Continual Polite Debate

Gov. Gen. David Johnston says there’s room for ‘continual polite debate’ on the Court Painter

Justin Trudeau has said ‘we are not opening the discussion of a federally subsidized Court Painter studio…period!’

As The Great Dominion prepares to politely ring in its 150th anniversary, Gov. Gen. David Johnston says there’s room to discuss Court Painter’s role in the cultural life of Canada  — despite the prime minister’s categorical refusal to reopen the debate about a federally sponsored studio for Court Painter.

“The Court Painter is an experiment that is evolving continuously and somewhat out of control in the face of both domestic and external art events,” Johnston said during an interview at Rideau Hall with CBC Radio’s The House. “I would say that Court Painter’s demands are matters appropriate for continual debate. The wonderful thing about this polite country is that we don’t shy away from debate and discussion about Court Painter’s ongoing disruptive studio activities. I think we are prepared to put our challenges as well as our opportunities on the table when it comes to his studio needs and lobbying for celebrity status .”

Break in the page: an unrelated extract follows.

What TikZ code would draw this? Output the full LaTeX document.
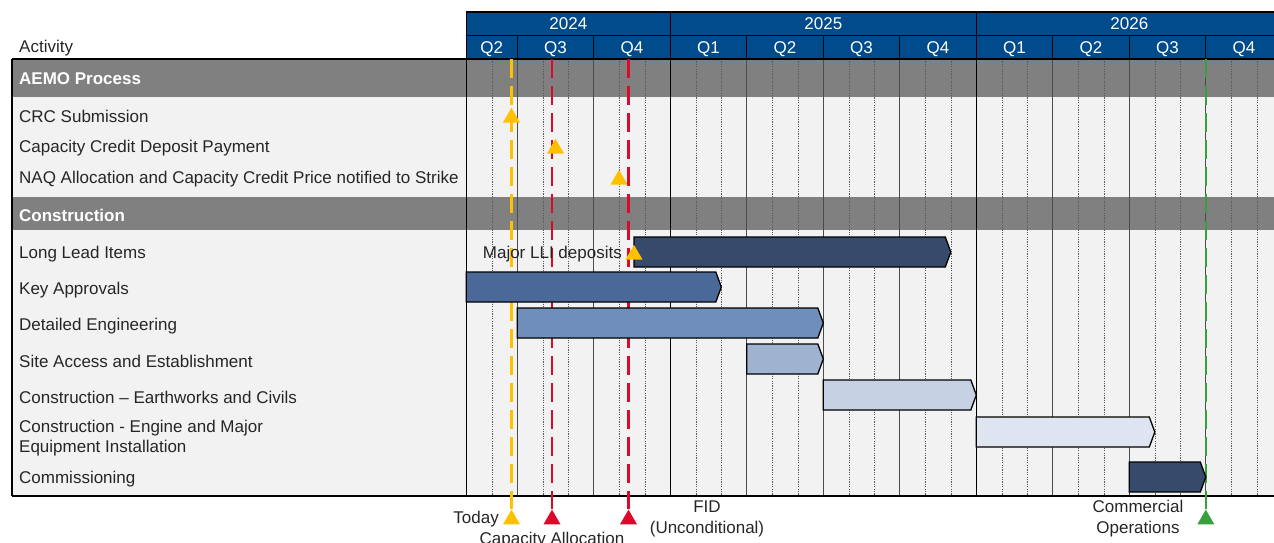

But Prime Minister Justin Trudeau made it clear he wants no part of it, telling reporters “we are not opening a can of worms or introducing an exit ramp to a slippery slope when it comes to a free studio for Court Painter.I just won’t have it!”, he snorted politely .

Johnston shot back that the willingness for frank discussion and compromise is part of The Great Dominion’s political culture going back to Confederation 150 years ago.

“Our history has shown that we have found ways to achieve a degree of common ground. We are a polite nation that avoids putting ourselves in a position where we get at extremes and warring with one another, but constantly finding accommodation and I must respectfully point out a studio for Court Painter by definition can be described as accommodation under Calgary City Bylaw 17:Section B, ” he said politely but emphatically.

“The Canadian art scene was  built on that kind of accommodation seeking, with a number of the partners at the beginning saying, ‘My, this is a pretty risky and doubtful experiment.’ And a couple of the would-be partners saying, ‘We’re not going to try that unless we get the tax payers to foot the bill,’ but came in a few years later once the heady abstract era had cooled down and developers got the breaks they demanded,” Johnston said refusing to explain what he meant.

“I think that’s very much the polite Canadian way of you don’t look for a perfect resolution of an issue, but you are prepared to examine it and to work constructively to find solutions.Unfortunately our Prime Minister is dead against giving Court Painter a leg up in his quest for improved studio accommodation.”

Johnston’s time as the Queen’s representative in this country is coming to an end this fall, when Trudeau will appoint his successor. Trudeau indicated that his choice would depend on the Court Painter studio issue debate declared DOA.

Court Painter could not be reached for comment and the press refused to listen to his Press Attache A Hardon MacKay’s standard rant on Canada’s tall poppy syndrome.